■ Problem details ■
Take each line containing "this" and report it exactly as written.
## Begin
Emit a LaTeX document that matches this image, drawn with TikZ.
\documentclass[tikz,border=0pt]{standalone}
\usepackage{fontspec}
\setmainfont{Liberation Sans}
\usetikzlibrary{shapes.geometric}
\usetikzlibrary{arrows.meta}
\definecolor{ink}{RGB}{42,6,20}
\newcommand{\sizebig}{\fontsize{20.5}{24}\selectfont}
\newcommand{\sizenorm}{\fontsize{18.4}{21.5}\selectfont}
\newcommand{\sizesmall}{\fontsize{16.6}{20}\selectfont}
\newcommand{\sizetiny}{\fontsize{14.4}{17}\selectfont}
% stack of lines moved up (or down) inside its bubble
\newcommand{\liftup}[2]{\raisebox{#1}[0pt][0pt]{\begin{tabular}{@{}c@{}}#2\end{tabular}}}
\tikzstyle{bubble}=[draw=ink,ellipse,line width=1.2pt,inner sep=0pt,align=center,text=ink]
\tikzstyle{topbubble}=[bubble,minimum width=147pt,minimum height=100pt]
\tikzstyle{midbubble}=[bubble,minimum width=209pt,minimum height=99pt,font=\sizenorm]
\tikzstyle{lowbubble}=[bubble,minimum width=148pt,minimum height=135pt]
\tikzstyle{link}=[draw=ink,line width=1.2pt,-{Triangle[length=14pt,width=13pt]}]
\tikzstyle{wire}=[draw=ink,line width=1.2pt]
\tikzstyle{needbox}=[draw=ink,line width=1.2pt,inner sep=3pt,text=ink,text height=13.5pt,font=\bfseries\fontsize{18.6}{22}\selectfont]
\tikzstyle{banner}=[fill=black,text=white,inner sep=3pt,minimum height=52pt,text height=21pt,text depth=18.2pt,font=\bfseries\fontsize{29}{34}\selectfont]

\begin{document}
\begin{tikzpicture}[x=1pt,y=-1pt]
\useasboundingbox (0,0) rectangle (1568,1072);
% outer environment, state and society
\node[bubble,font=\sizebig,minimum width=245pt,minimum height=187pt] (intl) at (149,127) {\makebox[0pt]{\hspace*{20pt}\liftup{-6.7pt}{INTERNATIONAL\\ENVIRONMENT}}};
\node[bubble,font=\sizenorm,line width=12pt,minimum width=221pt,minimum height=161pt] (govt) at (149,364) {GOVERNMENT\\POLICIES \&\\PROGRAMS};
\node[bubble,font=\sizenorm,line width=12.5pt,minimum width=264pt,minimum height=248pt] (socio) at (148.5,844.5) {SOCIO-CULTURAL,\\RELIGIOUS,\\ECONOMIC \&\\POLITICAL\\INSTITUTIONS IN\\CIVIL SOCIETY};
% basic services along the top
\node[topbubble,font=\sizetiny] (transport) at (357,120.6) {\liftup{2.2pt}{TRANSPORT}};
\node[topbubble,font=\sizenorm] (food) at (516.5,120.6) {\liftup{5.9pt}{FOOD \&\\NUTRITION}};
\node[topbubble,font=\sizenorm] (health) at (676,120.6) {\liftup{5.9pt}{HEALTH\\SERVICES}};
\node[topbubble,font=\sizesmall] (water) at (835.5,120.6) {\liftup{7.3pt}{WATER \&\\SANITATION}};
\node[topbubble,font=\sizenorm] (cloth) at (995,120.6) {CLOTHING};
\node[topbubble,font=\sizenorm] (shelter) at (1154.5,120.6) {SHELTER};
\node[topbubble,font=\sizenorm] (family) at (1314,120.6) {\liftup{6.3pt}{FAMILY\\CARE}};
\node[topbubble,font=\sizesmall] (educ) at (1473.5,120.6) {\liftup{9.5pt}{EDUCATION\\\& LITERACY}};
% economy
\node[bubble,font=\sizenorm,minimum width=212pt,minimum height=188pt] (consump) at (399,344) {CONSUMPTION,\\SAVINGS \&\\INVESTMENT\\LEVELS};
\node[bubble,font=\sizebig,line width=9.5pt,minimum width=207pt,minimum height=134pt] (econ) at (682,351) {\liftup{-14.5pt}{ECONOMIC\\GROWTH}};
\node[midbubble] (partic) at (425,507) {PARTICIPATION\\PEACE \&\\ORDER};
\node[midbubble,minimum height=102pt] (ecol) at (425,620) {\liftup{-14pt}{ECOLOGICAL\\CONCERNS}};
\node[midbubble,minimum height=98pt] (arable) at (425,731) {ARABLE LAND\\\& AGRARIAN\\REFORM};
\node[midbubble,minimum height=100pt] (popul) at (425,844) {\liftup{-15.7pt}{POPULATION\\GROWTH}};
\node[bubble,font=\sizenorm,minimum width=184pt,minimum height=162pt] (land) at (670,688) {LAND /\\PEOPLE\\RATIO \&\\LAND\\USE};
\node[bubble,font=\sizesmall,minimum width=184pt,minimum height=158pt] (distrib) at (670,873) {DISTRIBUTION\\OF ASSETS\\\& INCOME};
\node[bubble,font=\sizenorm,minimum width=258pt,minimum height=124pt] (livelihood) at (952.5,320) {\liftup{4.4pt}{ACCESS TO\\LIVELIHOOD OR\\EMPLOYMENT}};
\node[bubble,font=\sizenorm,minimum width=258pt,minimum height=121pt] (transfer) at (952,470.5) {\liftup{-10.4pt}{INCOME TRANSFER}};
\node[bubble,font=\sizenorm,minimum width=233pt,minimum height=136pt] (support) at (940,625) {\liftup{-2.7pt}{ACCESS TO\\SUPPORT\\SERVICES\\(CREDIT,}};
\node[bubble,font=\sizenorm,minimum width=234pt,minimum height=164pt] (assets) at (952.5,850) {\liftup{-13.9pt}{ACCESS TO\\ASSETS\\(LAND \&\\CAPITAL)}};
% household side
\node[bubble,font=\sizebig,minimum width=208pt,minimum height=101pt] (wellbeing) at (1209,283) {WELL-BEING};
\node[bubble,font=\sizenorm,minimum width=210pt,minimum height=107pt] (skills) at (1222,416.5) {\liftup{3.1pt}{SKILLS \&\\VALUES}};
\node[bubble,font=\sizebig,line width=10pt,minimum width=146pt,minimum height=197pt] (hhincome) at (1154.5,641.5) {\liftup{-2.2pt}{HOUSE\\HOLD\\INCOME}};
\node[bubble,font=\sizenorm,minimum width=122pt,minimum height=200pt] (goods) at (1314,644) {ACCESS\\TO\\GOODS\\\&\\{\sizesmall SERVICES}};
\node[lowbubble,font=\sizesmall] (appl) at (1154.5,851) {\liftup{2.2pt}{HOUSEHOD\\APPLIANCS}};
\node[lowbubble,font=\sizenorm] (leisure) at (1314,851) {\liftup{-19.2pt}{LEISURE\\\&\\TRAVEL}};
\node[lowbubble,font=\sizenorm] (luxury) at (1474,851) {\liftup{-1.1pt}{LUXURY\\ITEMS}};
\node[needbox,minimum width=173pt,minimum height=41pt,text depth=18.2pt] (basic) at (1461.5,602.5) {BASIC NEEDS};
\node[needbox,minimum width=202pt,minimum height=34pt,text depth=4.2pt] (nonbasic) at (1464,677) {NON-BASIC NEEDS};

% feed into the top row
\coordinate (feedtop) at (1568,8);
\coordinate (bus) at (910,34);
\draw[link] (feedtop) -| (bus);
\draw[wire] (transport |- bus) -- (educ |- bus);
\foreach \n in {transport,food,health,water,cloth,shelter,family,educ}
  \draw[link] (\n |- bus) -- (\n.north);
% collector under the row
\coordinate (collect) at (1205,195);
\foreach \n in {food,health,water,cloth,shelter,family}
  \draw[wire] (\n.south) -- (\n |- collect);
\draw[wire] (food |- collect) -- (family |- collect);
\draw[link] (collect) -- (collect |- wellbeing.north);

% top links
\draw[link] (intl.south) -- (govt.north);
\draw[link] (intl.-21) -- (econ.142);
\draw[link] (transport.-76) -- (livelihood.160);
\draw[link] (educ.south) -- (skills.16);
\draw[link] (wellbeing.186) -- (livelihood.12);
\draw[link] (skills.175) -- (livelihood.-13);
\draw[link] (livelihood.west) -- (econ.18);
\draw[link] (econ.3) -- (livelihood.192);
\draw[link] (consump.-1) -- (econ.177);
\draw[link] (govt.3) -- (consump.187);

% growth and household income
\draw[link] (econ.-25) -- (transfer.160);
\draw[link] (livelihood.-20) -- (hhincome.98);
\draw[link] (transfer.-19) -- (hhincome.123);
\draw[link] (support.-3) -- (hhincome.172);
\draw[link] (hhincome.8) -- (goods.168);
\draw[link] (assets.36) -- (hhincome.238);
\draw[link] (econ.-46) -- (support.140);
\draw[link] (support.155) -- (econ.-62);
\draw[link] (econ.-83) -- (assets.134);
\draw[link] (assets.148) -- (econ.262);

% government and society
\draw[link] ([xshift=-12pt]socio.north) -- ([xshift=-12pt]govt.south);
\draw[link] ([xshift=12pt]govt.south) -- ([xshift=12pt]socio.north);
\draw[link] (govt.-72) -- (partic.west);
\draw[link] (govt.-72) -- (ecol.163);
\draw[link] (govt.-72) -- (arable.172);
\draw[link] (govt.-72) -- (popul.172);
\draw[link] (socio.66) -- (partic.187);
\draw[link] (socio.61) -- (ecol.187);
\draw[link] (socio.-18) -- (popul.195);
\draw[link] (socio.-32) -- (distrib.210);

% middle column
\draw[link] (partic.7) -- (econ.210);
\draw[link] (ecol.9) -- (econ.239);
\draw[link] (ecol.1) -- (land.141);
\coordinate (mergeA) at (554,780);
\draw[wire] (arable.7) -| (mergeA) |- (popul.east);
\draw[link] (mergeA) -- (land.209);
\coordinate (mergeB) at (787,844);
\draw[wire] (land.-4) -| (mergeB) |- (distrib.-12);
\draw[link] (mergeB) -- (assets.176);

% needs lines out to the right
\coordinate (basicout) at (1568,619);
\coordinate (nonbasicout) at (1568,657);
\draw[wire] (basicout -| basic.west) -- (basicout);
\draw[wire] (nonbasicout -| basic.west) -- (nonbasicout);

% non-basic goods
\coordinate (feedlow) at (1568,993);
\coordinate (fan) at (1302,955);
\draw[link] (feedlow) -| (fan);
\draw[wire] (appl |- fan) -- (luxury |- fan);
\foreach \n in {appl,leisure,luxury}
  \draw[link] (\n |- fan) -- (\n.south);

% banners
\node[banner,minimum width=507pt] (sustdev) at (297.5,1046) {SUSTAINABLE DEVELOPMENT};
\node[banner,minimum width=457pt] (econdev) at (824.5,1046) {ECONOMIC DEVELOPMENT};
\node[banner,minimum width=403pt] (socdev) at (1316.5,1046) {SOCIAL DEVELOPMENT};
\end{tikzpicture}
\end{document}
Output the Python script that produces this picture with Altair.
## End
■ The completed task ■
Emit a LaTeX document that matches this image, drawn with TikZ.
Output the Python script that produces this picture with Altair.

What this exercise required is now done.